Была пропущена Писаревым и главная мысль Лескова: старое плохо и новое никуда не годно. Райнер и Лиза (как и тургеневский Базаров) должны были погибнуть – им некуда деваться. В старой лжи они задыхаются, и бесам они не нужны, у бесов иные, корыстные цели и иные, грязные методы.

В большом романе Лескова «На ножах» (1870) больше злобы, чем художественных достоинств. Этим романом была вскрыта старая гниющая рана. Гной обиды, мутивший разум писателя, вышел наружу и «старогородская хроника» из жизни провинциального духовенства («Соборяне», 1872) стала достойным переходом к лучшему периоду творческой жизни писателя.

В «Соборянах» Лесков показал Русь патриархальную, наивную, беззащитную перед хищниками и лжепророками.

Создавая «Праведников» он словно забыл о нигилистах, его интересовали «тихие, тайные струи, которые текли под внешней рябью русских вод, кое-где поборожденных направленческими ветрами». (Лесков Н. С. «Обнищеванцы»)

Тот, кто не прочел «Запечатленного ангела», «Пигмея», «Воительницу», мощного «Очарованного странника», лукавые «Мелочи архиерейской жизни», чудесного «Однодума» – тот представляет себе русскую жизнь XIX века в лучшем случае однобоко и имеет искаженное представление о русских характерах.
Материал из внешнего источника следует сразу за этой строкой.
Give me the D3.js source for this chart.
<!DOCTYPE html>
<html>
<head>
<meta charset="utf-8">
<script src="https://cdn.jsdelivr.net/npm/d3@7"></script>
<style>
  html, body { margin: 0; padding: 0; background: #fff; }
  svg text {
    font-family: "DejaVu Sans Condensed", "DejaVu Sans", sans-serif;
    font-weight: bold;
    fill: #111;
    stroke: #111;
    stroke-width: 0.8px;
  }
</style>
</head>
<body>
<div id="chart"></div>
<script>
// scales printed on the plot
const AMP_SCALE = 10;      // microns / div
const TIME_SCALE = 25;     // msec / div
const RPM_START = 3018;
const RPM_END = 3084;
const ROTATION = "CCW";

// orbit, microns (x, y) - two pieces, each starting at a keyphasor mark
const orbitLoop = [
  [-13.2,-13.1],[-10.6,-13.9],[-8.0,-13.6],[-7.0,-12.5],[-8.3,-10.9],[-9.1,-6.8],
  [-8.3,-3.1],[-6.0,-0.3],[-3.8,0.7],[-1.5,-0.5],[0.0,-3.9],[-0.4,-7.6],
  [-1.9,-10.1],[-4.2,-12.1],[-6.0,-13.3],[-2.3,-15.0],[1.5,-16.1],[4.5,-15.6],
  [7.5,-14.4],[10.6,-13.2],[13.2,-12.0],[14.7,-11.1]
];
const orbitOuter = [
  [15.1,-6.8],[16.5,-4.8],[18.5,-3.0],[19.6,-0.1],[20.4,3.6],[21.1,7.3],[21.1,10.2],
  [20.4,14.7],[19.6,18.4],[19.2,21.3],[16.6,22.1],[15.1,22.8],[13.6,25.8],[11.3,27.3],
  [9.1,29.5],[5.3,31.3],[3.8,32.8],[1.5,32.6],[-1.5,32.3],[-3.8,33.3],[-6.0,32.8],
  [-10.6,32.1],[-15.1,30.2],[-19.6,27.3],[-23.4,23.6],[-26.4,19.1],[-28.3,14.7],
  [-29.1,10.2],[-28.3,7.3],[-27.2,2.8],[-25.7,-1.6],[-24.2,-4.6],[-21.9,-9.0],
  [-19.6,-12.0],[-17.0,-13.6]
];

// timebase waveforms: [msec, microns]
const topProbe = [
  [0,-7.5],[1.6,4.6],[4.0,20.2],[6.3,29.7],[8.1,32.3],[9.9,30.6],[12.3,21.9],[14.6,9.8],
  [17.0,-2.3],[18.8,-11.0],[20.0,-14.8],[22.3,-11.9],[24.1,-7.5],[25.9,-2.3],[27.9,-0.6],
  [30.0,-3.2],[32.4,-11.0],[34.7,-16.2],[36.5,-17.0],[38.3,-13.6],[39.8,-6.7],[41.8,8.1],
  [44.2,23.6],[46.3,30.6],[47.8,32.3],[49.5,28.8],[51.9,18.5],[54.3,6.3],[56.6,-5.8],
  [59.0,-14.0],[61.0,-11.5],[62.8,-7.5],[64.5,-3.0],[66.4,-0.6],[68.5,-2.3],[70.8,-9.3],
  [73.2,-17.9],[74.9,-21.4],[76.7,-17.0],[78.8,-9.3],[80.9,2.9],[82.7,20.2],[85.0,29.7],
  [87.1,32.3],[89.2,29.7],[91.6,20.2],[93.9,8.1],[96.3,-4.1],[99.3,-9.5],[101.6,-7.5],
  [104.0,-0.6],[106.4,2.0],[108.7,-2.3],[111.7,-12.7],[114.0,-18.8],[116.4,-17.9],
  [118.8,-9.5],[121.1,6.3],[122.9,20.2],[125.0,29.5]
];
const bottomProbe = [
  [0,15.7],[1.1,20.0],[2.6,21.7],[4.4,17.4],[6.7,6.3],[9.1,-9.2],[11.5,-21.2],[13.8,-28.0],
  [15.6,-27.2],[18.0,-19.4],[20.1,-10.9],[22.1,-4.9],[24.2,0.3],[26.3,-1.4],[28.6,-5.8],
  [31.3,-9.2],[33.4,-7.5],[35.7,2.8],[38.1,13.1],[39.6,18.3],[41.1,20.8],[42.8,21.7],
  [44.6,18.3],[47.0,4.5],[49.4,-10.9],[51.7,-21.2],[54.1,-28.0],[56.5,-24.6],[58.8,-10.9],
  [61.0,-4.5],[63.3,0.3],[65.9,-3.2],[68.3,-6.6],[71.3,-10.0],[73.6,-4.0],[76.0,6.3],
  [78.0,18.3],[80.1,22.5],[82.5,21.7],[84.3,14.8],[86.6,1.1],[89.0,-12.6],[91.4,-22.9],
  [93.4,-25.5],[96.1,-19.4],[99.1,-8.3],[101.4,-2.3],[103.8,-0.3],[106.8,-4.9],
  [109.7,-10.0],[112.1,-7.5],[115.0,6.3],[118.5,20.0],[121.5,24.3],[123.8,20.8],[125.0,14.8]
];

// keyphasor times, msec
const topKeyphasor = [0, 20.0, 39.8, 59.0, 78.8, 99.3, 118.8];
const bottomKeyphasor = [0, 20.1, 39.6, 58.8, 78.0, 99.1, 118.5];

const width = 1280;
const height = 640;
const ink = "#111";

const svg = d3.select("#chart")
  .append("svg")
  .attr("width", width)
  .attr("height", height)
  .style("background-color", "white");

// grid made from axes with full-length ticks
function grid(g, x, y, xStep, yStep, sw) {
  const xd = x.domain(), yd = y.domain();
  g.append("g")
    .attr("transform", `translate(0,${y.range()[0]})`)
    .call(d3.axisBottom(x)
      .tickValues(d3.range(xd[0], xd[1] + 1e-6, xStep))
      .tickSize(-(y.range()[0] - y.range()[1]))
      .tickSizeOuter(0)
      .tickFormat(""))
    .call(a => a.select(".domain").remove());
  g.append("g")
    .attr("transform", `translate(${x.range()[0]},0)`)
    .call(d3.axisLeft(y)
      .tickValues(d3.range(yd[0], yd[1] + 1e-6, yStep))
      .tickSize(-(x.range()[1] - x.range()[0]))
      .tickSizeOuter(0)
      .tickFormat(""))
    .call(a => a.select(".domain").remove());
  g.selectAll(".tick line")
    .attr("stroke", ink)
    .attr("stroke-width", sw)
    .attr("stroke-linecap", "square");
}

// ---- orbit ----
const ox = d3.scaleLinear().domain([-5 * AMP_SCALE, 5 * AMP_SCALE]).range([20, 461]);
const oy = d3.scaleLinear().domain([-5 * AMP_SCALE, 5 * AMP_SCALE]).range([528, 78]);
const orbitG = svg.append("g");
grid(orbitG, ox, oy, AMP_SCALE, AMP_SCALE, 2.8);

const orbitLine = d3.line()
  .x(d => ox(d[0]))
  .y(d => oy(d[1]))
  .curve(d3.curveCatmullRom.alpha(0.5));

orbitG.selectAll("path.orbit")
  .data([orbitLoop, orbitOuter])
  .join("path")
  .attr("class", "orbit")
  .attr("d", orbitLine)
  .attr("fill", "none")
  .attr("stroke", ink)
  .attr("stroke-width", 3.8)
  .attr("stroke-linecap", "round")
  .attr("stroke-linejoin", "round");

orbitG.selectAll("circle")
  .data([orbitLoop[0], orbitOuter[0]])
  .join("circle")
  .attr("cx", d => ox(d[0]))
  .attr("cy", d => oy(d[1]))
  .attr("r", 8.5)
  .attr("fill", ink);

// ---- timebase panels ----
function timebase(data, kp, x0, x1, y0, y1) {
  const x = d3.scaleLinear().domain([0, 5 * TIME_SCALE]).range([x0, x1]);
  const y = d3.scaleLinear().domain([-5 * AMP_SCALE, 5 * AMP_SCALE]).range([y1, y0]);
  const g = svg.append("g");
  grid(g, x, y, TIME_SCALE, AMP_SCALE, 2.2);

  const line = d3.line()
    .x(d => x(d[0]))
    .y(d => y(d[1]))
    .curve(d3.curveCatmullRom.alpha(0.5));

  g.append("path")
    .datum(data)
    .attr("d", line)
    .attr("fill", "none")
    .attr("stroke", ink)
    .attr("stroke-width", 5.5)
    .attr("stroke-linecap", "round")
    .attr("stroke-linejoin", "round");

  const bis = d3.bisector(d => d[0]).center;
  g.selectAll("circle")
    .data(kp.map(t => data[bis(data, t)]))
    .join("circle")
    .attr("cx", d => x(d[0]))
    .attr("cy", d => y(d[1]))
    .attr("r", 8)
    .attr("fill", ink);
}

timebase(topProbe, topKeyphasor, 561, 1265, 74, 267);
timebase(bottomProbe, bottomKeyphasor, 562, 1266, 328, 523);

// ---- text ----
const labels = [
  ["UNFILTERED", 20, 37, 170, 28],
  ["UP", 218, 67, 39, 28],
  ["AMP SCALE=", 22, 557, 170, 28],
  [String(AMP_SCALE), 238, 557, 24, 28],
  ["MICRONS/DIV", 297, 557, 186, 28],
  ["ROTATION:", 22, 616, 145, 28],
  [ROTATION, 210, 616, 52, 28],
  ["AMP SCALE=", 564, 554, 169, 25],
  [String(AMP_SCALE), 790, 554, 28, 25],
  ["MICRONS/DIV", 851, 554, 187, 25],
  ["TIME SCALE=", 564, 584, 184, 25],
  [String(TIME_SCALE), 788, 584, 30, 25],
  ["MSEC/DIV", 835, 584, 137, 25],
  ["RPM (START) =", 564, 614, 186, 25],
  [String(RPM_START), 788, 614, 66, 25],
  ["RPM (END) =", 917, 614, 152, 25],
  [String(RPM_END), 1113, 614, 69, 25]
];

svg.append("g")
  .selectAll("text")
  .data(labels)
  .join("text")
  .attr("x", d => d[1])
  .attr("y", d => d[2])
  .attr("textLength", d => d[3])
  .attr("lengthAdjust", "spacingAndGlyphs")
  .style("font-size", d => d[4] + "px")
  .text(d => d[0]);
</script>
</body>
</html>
Только подобным невежеством можно объяснить утверждение: все русские – рабы. Это очарованный-то странник Иван Северьянович и соличгаличский квартальный «однодум» Александр Афанасьевич рабы?

Лесков обстоятельствами жизни был поставлен вне партий. Его умственное одиночество укрепило его огромный талант, сделало его особенным, ни на кого не похожим.

Русская критика назвала Лескова, вслед за Достоевским, «больным талантом», и читающая публика с этим легко согласилась.

Насколько здорово было само общество стало ясно через 10 лет после смерти писателя.